The director of strategic neighborhoods for Invest Detroit said his organization partners with stakeholders involved with community leaders who can guide them to the opportunities and around inevitable obstacles. Invest Detroit is working with JPMorgan Chase and Detroit-based commercial real estate developer The Platform on commercial and residential investment.

The hope is that success in these neighborhoods leads to them being models for future neighborhood development and encourages future investment.

“Unless this work produces results that are sustainable, it won’t be replicable,” said The Platform founder Peter Cummings, known for his development of Orchestra Place in Midtown and for his recent purchase of the Fisher Building in New Center.

Cummings said he sees Detroit as “the great urban lab of America.” One test is in redeveloping the large Fitzgerald neighborhood — bounded by Livernois Avenue and Wyoming Street and Fenkell Avenue and West McNichols Road — which requires rehabbing more than 100 homes and 230 vacant lots in the 10 blocks between Detroit Mercy and Marygrove. Cummings said once residents see money being successfully invested in their neighborhoods, they’re going to want to invest in their own homes.

“We need to work with people like Tosha and John (at JPMorgan Chase) to figure out how we can come up with an affordable, sort of small loan program to help those people, who I think are the real heroes in the city of Detroit. Those people who have hung on and who’ve made their payments and who’ve kept the fabric of community alive.”

Neighborhood needs

Live6, the Livernois–McNichols (Six Mile) corridor in Northwest Detroit, once had thriving residential neighborhoods and shopping districts. But as the economy waned and population loss soared, stores shuttered and jobs disappeared.

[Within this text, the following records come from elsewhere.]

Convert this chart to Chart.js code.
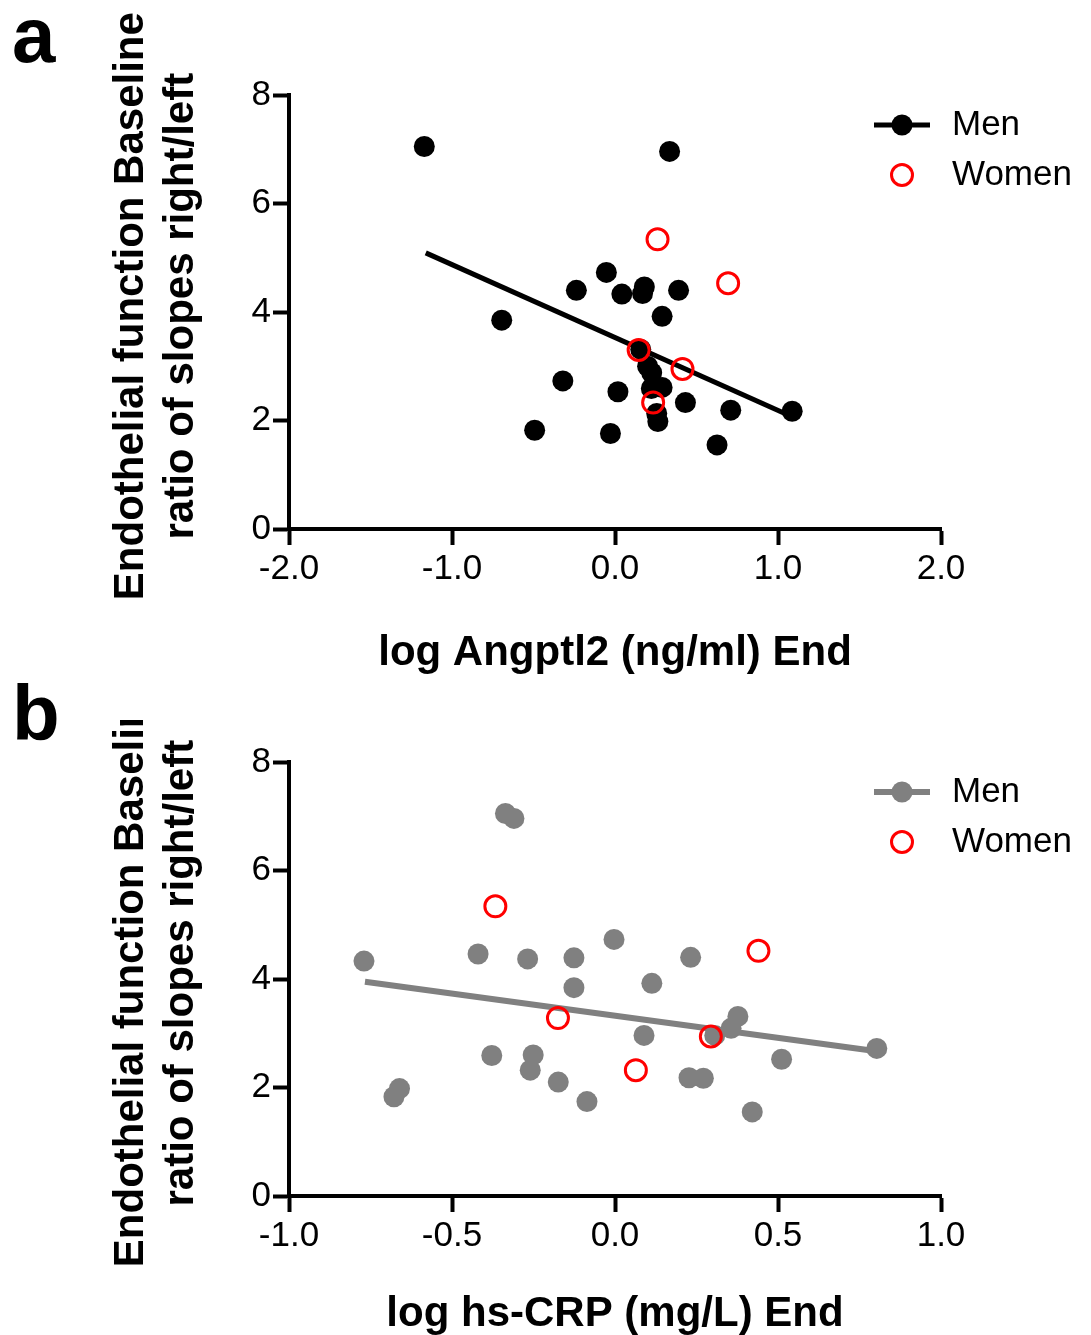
<!DOCTYPE html>
<html>
<head>
<meta charset="utf-8">
<script src="https://cdn.jsdelivr.net/npm/chart.js@4.4.1/dist/chart.umd.min.js"></script>
<style>
  body { margin: 0; background: #fff; width: 1091px; height: 1335px; position: relative; overflow: hidden; font-family: 'Liberation Sans', Arial, sans-serif; }
  .letter { position: absolute; left: 12px; font-weight: bold; font-size: 78px; line-height: 1; z-index: 2; }
  .wrap { position: absolute; left: 0; }
</style>
</head>
<body>
<div class="letter" style="top:-4px">a</div>
<div class="letter" style="top:674px">b</div>
<div class="wrap" style="top:0"><canvas id="chartA" width="1091" height="700"></canvas></div>
<div class="wrap" style="top:720px"><canvas id="chartB" width="1091" height="615"></canvas></div>
<script>
const FONT = "'Liberation Sans', Arial, sans-serif";

// panel a - log Angptl2 (ng/ml) End
const menAX = [-1.17, 0.335, -0.053, -0.237, 0.042, 0.18, 0.169, 0.39, 0.289, -0.695, 0.158, 0.20, 0.225, 0.289, 0.223, -0.32, 0.018, 0.432, 0.256, 0.263, 0.71, 1.087, -0.493, -0.028, 0.626];
const menAY = [7.05, 6.96, 4.73, 4.40, 4.33, 4.46, 4.34, 4.40, 3.92, 3.85, 3.31, 3.00, 2.88, 2.61, 2.59, 2.73, 2.53, 2.33, 2.13, 1.98, 2.19, 2.17, 1.82, 1.76, 1.55];
const womenAX = [0.261, 0.694, 0.145, 0.414, 0.234];
const womenAY = [5.34, 4.53, 3.30, 2.95, 2.33];
const fitAX = [-1.161, 1.087];
const fitAY = [5.09, 2.07];

// panel b - log hs-CRP (mg/L) End
const menBX = [-0.770, -0.336, -0.310, -0.420, -0.268, -0.126, -0.003, 0.232, -0.126, 0.113, 0.377, 0.356, 0.306, 0.089, 0.803, -0.378, -0.251, -0.260, -0.174, 0.511, 0.227, 0.271, -0.661, -0.678, -0.086, 0.421];
const menBY = [4.33, 7.05, 6.96, 4.46, 4.37, 4.39, 4.73, 4.40, 3.84, 3.92, 3.31, 3.09, 2.96, 2.96, 2.72, 2.59, 2.60, 2.32, 2.10, 2.52, 2.18, 2.17, 1.98, 1.83, 1.74, 1.55];
const womenBX = [-0.367, 0.440, -0.175, 0.294, 0.064];
const womenBY = [5.34, 4.52, 3.28, 2.94, 2.32];
const fitBX = [-0.767, 0.803];
const fitBY = [3.95, 2.67];

// leading space nudges the rotated title up a little, as in the original
const yTitle = [' Endothelial function Baseline', ' ratio of slopes right/left'];

function pts(xs, ys) {
  return xs.map((x, i) => ({ x: x, y: ys[i] }));
}

// legend drawn inside the plot, like the original figure
const sideLegend = {
  id: 'sideLegend',
  afterDatasetsDraw(chart, args, opts) {
    const ctx = chart.ctx;
    const ds = chart.data.datasets;
    ctx.save();
    ctx.font = '35px ' + FONT;
    ctx.textBaseline = 'middle';
    ctx.fillStyle = '#000';
    opts.items.forEach((it, i) => {
      const y = opts.top + i * opts.gap;
      const cx = opts.left + 28;
      const p = ds[it.points];
      if (it.line != null) {
        const l = ds[it.line];
        ctx.strokeStyle = l.borderColor;
        ctx.lineWidth = l.borderWidth;
        ctx.beginPath();
        ctx.moveTo(opts.left, y);
        ctx.lineTo(opts.left + 56, y);
        ctx.stroke();
      }
      ctx.beginPath();
      ctx.arc(cx, y, p.pointRadius, 0, Math.PI * 2);
      if (p.pointBorderWidth) {
        ctx.strokeStyle = p.pointBorderColor;
        ctx.lineWidth = p.pointBorderWidth;
        ctx.stroke();
      } else {
        ctx.fillStyle = p.pointBackgroundColor;
        ctx.fill();
      }
      ctx.fillStyle = '#000';
      ctx.fillText(p.label, opts.textX, y);
    });
    ctx.restore();
  }
};

function makeChart(id, cfg) {
  const h = document.getElementById(id).height;
  return new Chart(document.getElementById(id), {
    type: 'scatter',
    data: {
      datasets: [
        {
          label: 'Women', data: pts(cfg.womenX, cfg.womenY), order: 1,
          pointRadius: 10.5, pointBorderWidth: 3, pointBorderColor: '#ff0000',
          pointBackgroundColor: 'rgba(0,0,0,0)', pointHoverRadius: 10.5
        },
        {
          label: 'Men', data: pts(cfg.menX, cfg.menY), order: 2,
          pointRadius: 10.5, pointBorderWidth: 0, pointBackgroundColor: cfg.menColor,
          pointHoverRadius: 10.5
        },
        {
          label: 'fit', type: 'line', data: pts(cfg.fitX, cfg.fitY), order: 3,
          borderColor: cfg.menColor, borderWidth: cfg.lineWidth, pointRadius: 0, fill: false
        }
      ]
    },
    options: {
      responsive: false,
      animation: false,
      layout: { padding: { left: 0, right: 150, top: cfg.top, bottom: 0 } },
      plugins: {
        legend: { display: false },
        tooltip: { enabled: false },
        sideLegend: { items: [{ points: 1, line: 2 }, { points: 0 }], left: 874, top: cfg.legendTop, gap: 50, textX: 952 }
      },
      scales: {
        x: {
          type: 'linear', min: cfg.xMin, max: cfg.xMax,
          ticks: { stepSize: cfg.xStep, color: '#000', padding: 3, font: { family: FONT, size: 35 }, callback: v => v.toFixed(1) },
          grid: { drawOnChartArea: false, drawTicks: true, tickLength: 16, tickWidth: 4, tickColor: '#000' },
          border: { display: true, color: '#000', width: 4 },
          title: { display: true, text: cfg.xTitle, color: '#000', padding: { top: 0, bottom: cfg.xTitlePad }, font: { family: FONT, size: 42, weight: 'bold', lineHeight: 1.2 } },
          afterFit: s => { s.height = h - cfg.bottom; }
        },
        y: {
          type: 'linear', min: 0, max: 8,
          ticks: { stepSize: 2, color: '#000', padding: 2, font: { family: FONT, size: 35 } },
          grid: { drawOnChartArea: false, drawTicks: true, tickLength: 16, tickWidth: 4, tickColor: '#000' },
          border: { display: true, color: '#000', width: 4 },
          title: { display: true, text: yTitle, color: '#000', padding: { top: 106, bottom: 0 }, font: { family: FONT, size: 42, weight: 'bold', lineHeight: 1.2 } },
          afterFit: s => { s.width = 289; }
        }
      }
    },
    plugins: [sideLegend]
  });
}

makeChart('chartA', {
  menX: menAX, menY: menAY, womenX: womenAX, womenY: womenAY, fitX: fitAX, fitY: fitAY,
  menColor: '#000000', lineWidth: 5,
  xMin: -2, xMax: 2, xStep: 1, xTitle: 'log Angptl2 (ng/ml) End', xTitlePad: 21,
  top: 95, bottom: 529, legendTop: 125
});

makeChart('chartB', {
  menX: menBX, menY: menBY, womenX: womenBX, womenY: womenBY, fitX: fitBX, fitY: fitBY,
  menColor: '#808080', lineWidth: 6,
  xMin: -1, xMax: 1, xStep: 0.5, xTitle: 'log hs-CRP (mg/L) End', xTitlePad: -5,
  top: 42, bottom: 476, legendTop: 72
});
</script>
</body>
</html>
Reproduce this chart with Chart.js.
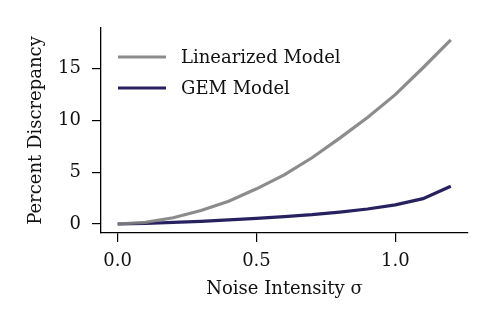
<!DOCTYPE html>
<html>
<head>
<meta charset="utf-8">
<script src="https://cdn.jsdelivr.net/npm/chart.js@4.4.1/dist/chart.umd.min.js"></script>
<style>
  html, body { margin: 0; padding: 0; background: #fff; }
  #wrap { width: 497px; height: 332px; }
</style>
</head>
<body>
<div id="wrap"><canvas id="myChart" width="497" height="332"></canvas></div>
<script>
// Noise intensity values (x axis)
const sigma = [0, 0.1, 0.2, 0.3, 0.4, 0.5, 0.6, 0.7, 0.8, 0.9, 1.0, 1.1, 1.2];

// Percent discrepancy
const linearized = [0, 0.15, 0.6, 1.3, 2.2, 3.4, 4.75, 6.4, 8.3, 10.3, 12.5, 15.1, 17.8];
const gem = [0, 0.05, 0.15, 0.25, 0.4, 0.55, 0.72, 0.9, 1.15, 1.45, 1.85, 2.45, 3.65];

const xTicks = [0, 0.5, 1.0];
const yTicks = [0, 5, 10, 15];

const seriesNames = ['Linearized Model', 'GEM Model'];
const seriesColors = ['rgba(128,128,128,0.9)', '#27225f'];

const serif = '"DejaVu Serif", "Liberation Serif", serif';
const fontSize = 18;

const ctx = document.getElementById('myChart').getContext('2d');

// legend drawn inside the plot area, top left
const innerLegend = {
    id: 'innerLegend',
    afterDraw(chart) {
        const c = chart.ctx;
        const area = chart.chartArea;
        c.save();
        c.font = fontSize + 'px ' + serif;
        c.textBaseline = 'middle';
        chart.data.datasets.forEach((ds, i) => {
            const y = area.top + 29 + i * 31;
            c.strokeStyle = ds.borderColor;
            c.lineWidth = 3.2;
            c.beginPath();
            c.moveTo(area.left + 17, y);
            c.lineTo(area.left + 65, y);
            c.stroke();
            c.fillStyle = '#111';
            c.fillText(ds.label, area.left + 80, y + 1);
        });
        c.restore();
    }
};

new Chart(ctx, {
    type: 'line',
    data: {
        datasets: [
            {
                label: seriesNames[0],
                data: sigma.map((s, i) => ({ x: s, y: linearized[i] })),
                borderColor: seriesColors[0],
                borderWidth: 3.2,
                pointRadius: 0,
                tension: 0
            },
            {
                label: seriesNames[1],
                data: sigma.map((s, i) => ({ x: s, y: gem[i] })),
                borderColor: seriesColors[1],
                borderWidth: 3.2,
                pointRadius: 0,
                tension: 0
            }
        ]
    },
    plugins: [innerLegend],
    options: {
        responsive: false,
        animation: false,
        layout: { padding: { top: 28, right: 29, left: 0, bottom: 0 } },
        scales: {
            x: {
                type: 'linear',
                min: -0.06,
                max: 1.262,
                afterBuildTicks: axis => { axis.ticks = xTicks.map(v => ({ value: v })); },
                afterFit: axis => { axis.height = 99; },
                ticks: {
                    callback: v => v.toFixed(1),
                    color: '#111',
                    font: { family: serif, size: fontSize },
                    padding: 9,
                    maxRotation: 0
                },
                grid: { drawOnChartArea: false, drawTicks: true, tickLength: 9, color: '#000', lineWidth: 1.2 },
                border: { display: true, color: '#000', width: 1.3 },
                title: {
                    display: true,
                    text: 'Noise Intensity σ',
                    color: '#111',
                    font: { family: serif, size: fontSize },
                    padding: { top: 4, bottom: 32 }
                }
            },
            y: {
                min: -0.87,
                max: 18.94,
                afterBuildTicks: axis => { axis.ticks = yTicks.map(v => ({ value: v })); },
                afterFit: axis => { axis.width = 101; },
                ticks: {
                    color: '#111',
                    font: { family: serif, size: fontSize },
                    padding: 11
                },
                grid: { drawOnChartArea: false, drawTicks: true, tickLength: 9, color: '#000', lineWidth: 1.2 },
                border: { display: true, color: '#000', width: 1.3 },
                title: {
                    display: true,
                    text: 'Percent Discrepancy',
                    color: '#111',
                    font: { family: serif, size: fontSize },
                    padding: { top: 26, bottom: 0 }
                }
            }
        },
        plugins: {
            legend: { display: false },
            tooltip: { enabled: false }
        }
    }
});
</script>
</body>
</html>
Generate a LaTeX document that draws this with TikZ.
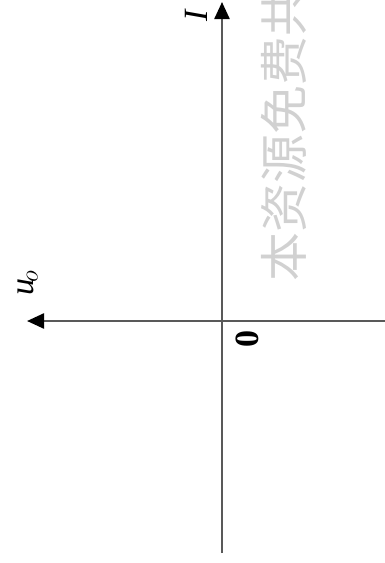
\documentclass[tikz,border=0pt]{standalone}
\usepackage{fontspec}
\setmainfont{Liberation Serif}
\newfontfamily\cjk{Noto Sans CJK SC}
\usetikzlibrary{arrows.meta}
\tikzset{
  axis/.style={line width=2.4pt, draw=black!65, -{Triangle[length=17pt,width=15pt,color=black]}},
  lbl/.style={rotate=90, inner sep=0pt, font=\fontsize{34}{34}\selectfont},
  wm/.style={rotate=90, inner sep=0pt, text=black!18, font=\cjk\fontsize{49}{49}\selectfont}
}
\begin{document}
\begin{tikzpicture}[x=1pt,y=-1pt]
\useasboundingbox (0,0) rectangle (385,563);
\clip (0,0) rectangle (385,563);
\node[wm, anchor=west] (wmark) at (284,282) {本资源免费共};
\coordinate (vb) at (222,553);
\coordinate (vt) at (222,2);
\coordinate (hr) at (385,321);
\coordinate (hl) at (27,321);
\draw[axis] (vb) -- (vt);
\draw[axis] (hr) -- (hl);
\node[lbl] (ilab) at (196,15) {\textit{I}};
\node[lbl] (zero) at (247,339) {\textbf{0}};
\node[lbl] (ulab) at (28,283) {\textit{u}$_{\!o}$};
\end{tikzpicture}
\end{document}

Many residents in the Live6 corridor cannot afford to attend Marygrove or Detroit Mercy, both private schools, said resident Raymond Ware.

Ware, who turned his barbershop into Metro Detroit Barber College in 2009, said the area needs more trade and vocational schools to give residents education options.

Detroiters also could use education on how to assess, invest in and develop their own neighborhoods, said Chase Cantrell, founder of Building Community Value, which works with community leaders, entrepreneurs and investors to re-imagine and rehabilitate communities.

“We use the term placemaking, … being able to give people the vision and the understanding that they have power to actually determine their own futures, determine how their communities can look,” Cantrell said. He said community educators would be able to direct people to the resources they need to get through the process.

Cantrell and Smith also agreed it’s important that developers and investors ask residents what they actually want and what role they want to play in the redevelopment of their neighborhoods.

“It starts with listening. When you ask any member of the community — it doesn’t matter if they’re 3 years old or 98 — ‘What’s your dream for the community?’ people have an answer,” Smith said. “It could be education. It could be opening a small business.

“So the goal is to ask and then the goal is to plug them in and connect them to the resources. Build that bridge.”